Persécutés / Persecuteurs, des Hommes du XXe siècle
Persecuted / Persecutors People of the 20th Century
Exhibition: 8 Mar – 15 Nov 2018
Mémorial de la Shoah
17 rue Geoffroy-Lannier
+33 (0)1-42 77 44 72
Mon-Sun 10-18, Thu 10-22
“We can tell from a facial expression the work someone does or does not do, if they are happy or troubled, for life leaves its trail there unavoidably. A well-known poem says that every person’s story is written plainly on their face, although not everyone can read it.”* – August Sander
From March 8 to November 15, The Shoah Memorial is holding a major exhibition dedicated to a series of portraits taken during the 3rd Reich by one of German photography’s leading figures, August Sander (1876- 1964). Internationally recognized as one of the founding fathers of the documentary style, August Sander is the man behind many iconic 20th century photographs.

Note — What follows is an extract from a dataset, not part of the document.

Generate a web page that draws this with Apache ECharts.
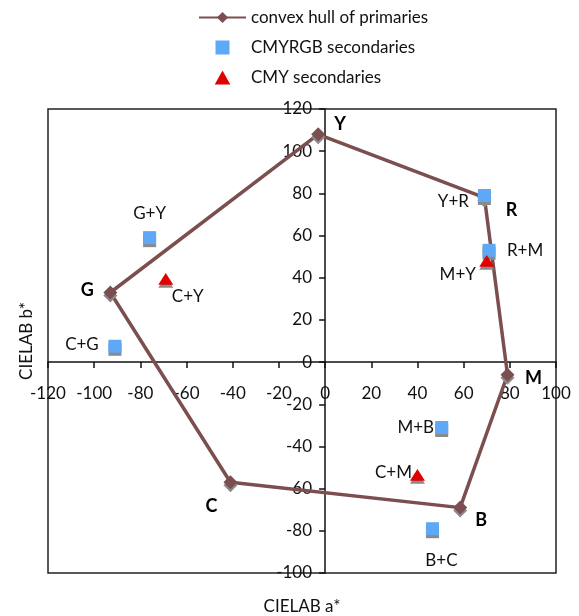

Towards the end of the First World War, while working from his studio in Cologne, August Sander began what would become his life’s work: a photographic portrait of German society under the Weimar Republic.
He called this endeavor “People of the 20th Century”. While his first publication was banned from sale in 1936 by the National Socialist government, in around 1938 Sander began to take numerous identity photographs for persecuted Jews. Later, during the Second World War, he photographed migrant workers. August Sander included these images, and some taken by his son Erich from the prison where he would die in 1944, in “People of the 20th Century”, along with portraits of national socialists taken before and during the war. Sander was unable to publish his monumental work during his lifetime, but his descendants still champion his vision to this day.
These photographs are exhibited here together for the first time, along with contact prints, letters and details about the lives of those photographed. They are portraits of dignified men and women, victims of an ideology, taking their rightful place as ”People of the 20th Century” in defiance of Nazi efforts to ostracize them.
The exhibition is organized with the assistance of the August Sander Stiftung and the NS-Documentation Center of the City of Cologne, the largest commemorative site for the victims of Nazism in Germany, founded in 1988.